Performance improvements:

This round of fixes is designed to address most of the severe performance issues that have been reported, with a specific focus on stalling and stuttering as well as optimizing heavy CPU and RAM usage by Hunt. Our goal with this update is to improve the overall performance for everyone, before working on optimizations aimed at increasing the framerate across the board. Some users may experience a jump in framerate, while some may see only minor increases. Everyone should encounter a more stable and stutter free gameplay experience.

We will continue to work on performance as we move forward as well as providing additional support for performance tweaking later down the line.

We want to extend our thanks to you all for your patience and support as we worked to resolve these issues. Thank you!

Any ideas whether performance is REALLY better? ;) Loved the idea of the game. Cheating, teaming and performance were my big issues in the beta

E3 stuff:

Oh, hey. Please remember that we exist.

It’s still in early access, and has, what, around 2k concurrent players on average which equals to ~50k unique players a day? It may be niche, like the genre it represents, but I don’t think it’s forgotten at all.
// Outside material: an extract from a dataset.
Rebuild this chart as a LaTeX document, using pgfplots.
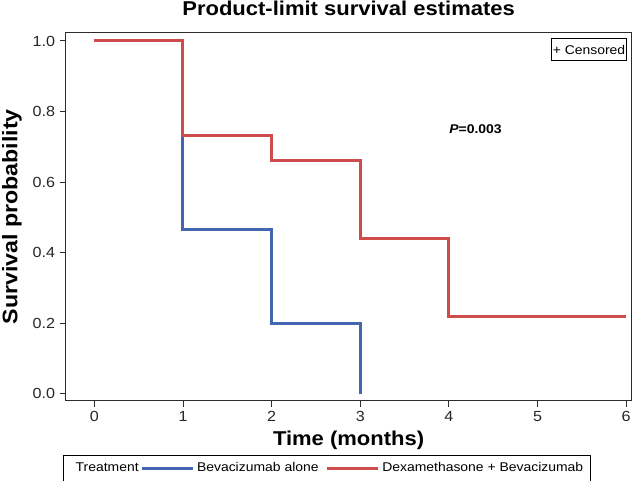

Bought it several days ago. First it was too much horror for me, so I considered a refund. But at last I got used to the horror so there just remains a creepy atmosphere, which I enjoy more and more. So it’s not a horror game. And it’s not an overly complex game like I imagine Escape from Tarkov. It’s actually easy to learn and well, it seems, quite hard to master; like there are certain pathes on the map that lead from point to another without lots of fighting and making noise etc. But the shooter part is straightforward and even I get kills and usually experience real fire fights - in contrast to get shot all the time out of nowhere or using wrong weapons cause you don’t know weapons. So that’s the second pleasing aspect. (And camping seems no longer a big issue since they introduced a mechanic so that the one who got the bounty can spot others for a certain time).

Well I am really surprised by this. AntediluvianArk actually described it very well. I just wanted to recommend it to those who don’t shoot very well and are a bit scary like myself. Because what you get is a multiplayer game with a sense of ‘hunting’ (scouting, quietly moving vs. running, planning ahead etc.)/ adventuring through a nightmarish landscape/ slower paced PvPvE. It really is quite unique.

It also seems to have a neat progression system. Not sure how I feel about losing a hunter… so far I am in rookie mode which means I can’t lose my hunters. But there is an overarching progression (your ‘Bloodline’) in any case (from which every new hunter benefits).

Playbase seems stable. 3k+ peak, 2k on average.

I still wish this game was only PvE , it continues to look great.

Yeah, I’m not a fan of PvP in games where the others can have significantly better gear and weapons than you. This is also the reason I uninstalled Escape From Tarkov, a game I would’ve loved if it wasn’t so fucking unfair.

@lordkosc
You could think of the other players as KI… 8 very capable roaming enemies. I think other (hostile) hunters are essential to the game design since it’s also very much about you being hunted and since it’s partial hide and seek. Human players still can play theses games best. And there’s ‘matchmaking’ at least.
I can’t imagine a KI for this game that wouldn’t get figured out… and beaten all the time.

This is free this weekend. I DLd it and played a bit yesterday. Love the atmosphere and had a few code brown moments. Played solo and ran into other players a few times, but usually got dead by monster. Even so I accomplished enough each time to feel it was worth it. Stumbled into a targets lair early on in one game. It…it didn’t end well.

Does it try to team you up with someone if you join solo?

I’m not sure if that’s an option. Default is not teaming up with someone if you’re solo.

This is also in Game Preview on Xbox One, so it has an hour of free play there as well.

I played solo, but there was an option for pairing with another rando, or a friend. Didn’t try those. It didn’t try and force me into a group when I’d picked solo.

Oh this can be played solo - does it work well?